With almost daily advances in self-monitoring, individuals can follow their sleep patterns, exercise activities, and vital signs. This lends itself to modification of behavior. In keeping with that benefit, what would happen if every person in the U.S. had access, in addition to the benefits just listed, to an inexpensive Continuous Blood Glucose Monitor system that would deliver a real-time readout of calorie consumption and exercise benefits? Of course, maximizing the benefits of deploying and using monitoring devices will require provider and consumer education. However, such monitoring leads to measurable healthy changes in lifestyle. 74% of US adults are overweight, which is it is one of the most significant factors affecting health. Self-monitoring is a way of raising patient awareness and is a stimulus for behavior modification.
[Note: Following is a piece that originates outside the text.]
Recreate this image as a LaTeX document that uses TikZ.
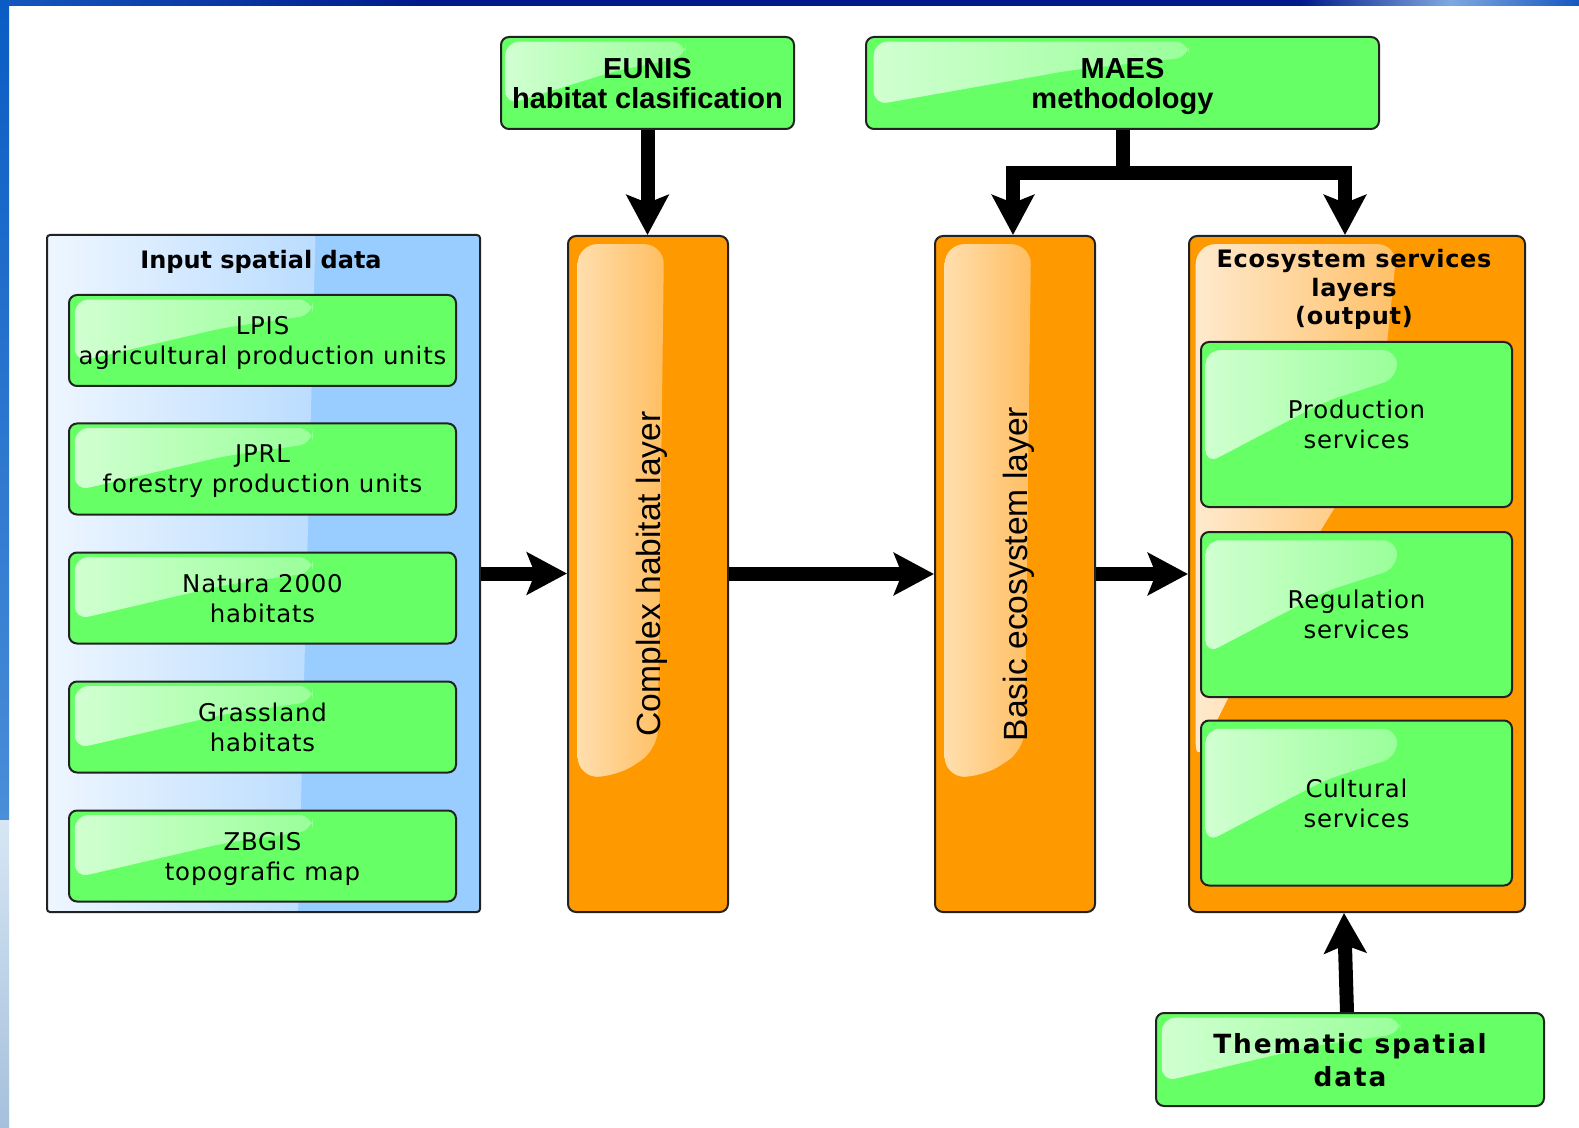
\documentclass[tikz,border=0pt]{standalone}
\usepackage{fontspec}
\usepackage{graphicx}
\setmainfont{DejaVu Sans}
\newfontfamily\boxfont[LetterSpace=3.4]{DejaVu Sans}
\newfontfamily\headfont{DejaVu Sans}
\newfontfamily\ecofont[LetterSpace=3]{DejaVu Sans}
\newfontfamily\thmfont[LetterSpace=7]{DejaVu Sans}
\newfontfamily\arialfont{Liberation Sans}
\usetikzlibrary{arrows.meta,calc}
\definecolor{boxgreen}{HTML}{66FF66}
\definecolor{greenhiL}{HTML}{D2FFD2}
\definecolor{greenhiR}{HTML}{78FF78}
\definecolor{orangebase}{HTML}{FF9900}
\definecolor{orangehiL}{HTML}{FFE2B6}
\definecolor{orangehiR}{HTML}{FFA629}
\definecolor{ecohiL}{HTML}{FFEBD0}
\definecolor{bluebase}{HTML}{99CCFF}
\definecolor{bluehiL}{HTML}{EEF6FF}
\definecolor{bluehiR}{HTML}{9BCDFF}
\definecolor{framecol}{HTML}{222222}
\definecolor{stripA}{HTML}{1558C0}
\definecolor{stripNavy}{HTML}{001A8A}
\definecolor{stripLight}{HTML}{7FA8E0}
\definecolor{leftTop}{HTML}{0A5CC4}
\definecolor{leftMid}{HTML}{4A8ED8}
\definecolor{leftLight}{HTML}{D6E6F4}
\definecolor{leftBot}{HTML}{A6C0DC}
\newcommand\pp[2]{($(path picture bounding box.north west)!#1!(path picture bounding box.north east)+#2*(path picture bounding box.south west)-#2*(path picture bounding box.north west)$)}
\newcommand\vtext[1]{\rotatebox{90}{\raisebox{-1.8pt}[\height][\depth]{#1}}}
\tikzset{
  frame/.style={draw=framecol, line width=1pt, rounded corners=4pt},
  gbox/.style={frame, fill=boxgreen, inner sep=1pt, align=center, text=black, text depth=0pt,
    path picture={\shade[left color=greenhiL, right color=greenhiR, rounded corners=7pt]
      \pp{0.015}{0.05} -- \pp{0.63}{0.05} -- \pp{0.63}{0.22} -- \pp{0.4}{0.36} -- \pp{0.015}{0.74} -- cycle;}},
  inbox/.style={gbox, minimum width=193.5pt, minimum height=45.5pt, font=\boxfont\fontsize{12.2pt}{15pt}\selectfont},
  outbox/.style={gbox, minimum width=155.5pt, minimum height=82.5pt, font=\boxfont\fontsize{12.2pt}{15pt}\selectfont},
  topbox/.style={gbox, minimum height=46pt, font=\arialfont\bfseries\fontsize{14.5pt}{15pt}\selectfont},
  thembox/.style={gbox, minimum width=194pt, minimum height=46.5pt, font=\thmfont\bfseries\fontsize{13.2pt}{16.5pt}\selectfont},
  obar/.style={frame, fill=orangebase, minimum width=80pt, minimum height=338pt, inner sep=0pt,
    font=\arialfont\fontsize{16.8pt}{20pt}\selectfont,
    path picture={\shade[left color=orangehiL, right color=orangehiR, rounded corners=10pt]
      \pp{0.06}{0.012} -- \pp{0.6}{0.012} -- \pp{0.56}{0.76} -- \pp{0.3}{0.8} -- \pp{0.06}{0.8} -- cycle;}},
  ecobox/.style={frame, fill=orangebase, minimum width=168pt, minimum height=338pt,
    path picture={\shade[left color=ecohiL, right color=orangehiR, rounded corners=10pt]
      \pp{0.02}{0.012} -- \pp{0.62}{0.012} -- \pp{0.56}{0.3} -- \pp{0.25}{0.55} -- \pp{0.02}{0.78} -- cycle;}},
  bbox/.style={draw=framecol, line width=1pt, rounded corners=1.5pt, fill=bluebase,
    minimum width=216.5pt, minimum height=338.5pt,
    path picture={\shade[left color=bluehiL, right color=bluehiR]
      \pp{0}{0} -- \pp{0.62}{0} -- \pp{0.58}{1} -- \pp{0}{1} -- cycle;}},
  head/.style={font=\headfont\bfseries\fontsize{12pt}{14.3pt}\selectfont, align=center, inner sep=0pt},
  arr/.style={line width=7pt, -{Stealth[length=20pt,width=21pt,inset=4pt]}},
  barline/.style={line width=7pt},
}
\begin{document}
\begin{tikzpicture}[x=0.5pt,y=-0.5pt]
\useasboundingbox (0,0) rectangle (1579,1128);
\fill[white] (0,0) rectangle (1579,1128);
% slide edges
\shade[left color=stripA, right color=stripNavy] (0,0) rectangle (420,6);
\fill[stripNavy] (420,0) rectangle (1300,6);
\shade[left color=stripNavy, right color=stripLight] (1300,0) rectangle (1450,6);
\shade[left color=stripLight, right color=stripA] (1450,0) rectangle (1579,6);
\shade[top color=leftTop, bottom color=leftMid] (0,0) rectangle (9,820);
\shade[top color=leftLight, bottom color=leftBot] (0,820) rectangle (9,1128);

% input group
\node[bbox] (inputbox) at (263.5,573.5) {};
\node[head] (inputtitle) at (261,262) {Input spatial data};
\node[inbox] (lpis) at (262.5,340.5) {LPIS\\agricultural production units};
\node[inbox] (jprl) at (262.5,469) {JPRL\\forestry production units};
\node[inbox] (natura) at (262.5,598) {Natura 2000\\habitats};
\node[inbox] (grass) at (262.5,727) {Grassland\\habitats};
\node[inbox] (zbgis) at (262.5,856) {ZBGIS\\topografic map};

% top boxes
\node[topbox, minimum width=146.5pt] (eunis) at (647.5,83) {EUNIS\\habitat clasification};
\node[topbox, minimum width=256.5pt] (maes) at (1122.5,83) {MAES\\methodology};

% layers
\node[obar] (complex) at (648,574) {\vtext{Complex habitat layer}};
\node[obar] (basic) at (1015,574) {\vtext{Basic ecosystem layer}};

% ecosystem services
\node[ecobox] (eco) at (1357,574) {};
\node[head, font=\ecofont\bfseries\fontsize{12pt}{14.3pt}\selectfont] (ecotitle) at (1354,289.5) {Ecosystem services\\layers\\(output)};
\node[outbox] (prod) at (1356.5,424.5) {Production\\services};
\node[outbox] (reg) at (1356.5,614.5) {Regulation\\services};
\node[outbox] (cult) at (1356.5,803) {Cultural\\services};

% thematic
\node[thembox] (them) at (1350,1059.5) {Thematic spatial\\data};

% connectors
\coordinate (jn) at (1122.5,173);
\draw[arr] (eunis.south) -- (eunis.south |- complex.north);
\draw[barline] (maes.south) -- (jn);
\draw[arr] (jn) -| ([xshift=-1pt]basic.north);
\draw[arr] (jn) -| ([xshift=-6pt]eco.north);
\draw[arr] (inputbox.east) -- (inputbox.east -| complex.west);
\draw[arr] (complex.east) -- (basic.west);
\draw[arr] (basic.east) -- (basic.east -| eco.west);
\draw[arr] ([xshift=-1.5pt]them.north) -- ([xshift=-6.5pt]eco.south);
\end{tikzpicture}
\end{document}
Proactive patient involvement in their health is much more effective than the costlier reactive need for disease treatment.
Healthcare Is A Business
Fifth, Kennedy would have his most significant effect on healthcare if he could refocus the money-making business of medicine to its original goal of maintaining and improving health. For-profit takeovers of healthcare facilities may yield impressive returns for investors, but, in some cases, returns significantly accrue only at the cost of poorer patient care and outcomes. The latter is due to cutbacks instituted at some facilities in the name of efficiency and cost containment. Primary Care Physicians and other specialists must see as many as 40 patients daily to meet their performance metrics. The most significant cost for any healthcare facility is staff. While cutting staff does cut costs, it also leads to over-taxation of the remaining staff, burnout, and poorer patient care. A 10% increase in nurses’ intention to quit is linked to a 14% increase in patient mortality. Doctors register similar complaints, and dissatisfaction is one reason for the shortage of primary care physicians. The fact that healthcare is a business does not and should never put profit over health.
On November 5th, the American voters delivered a mandate for change. The new administration is, so far, long on promises and short on details. On the healthcare prescription, RFK Jr. may be just what the doctor ordered to change that.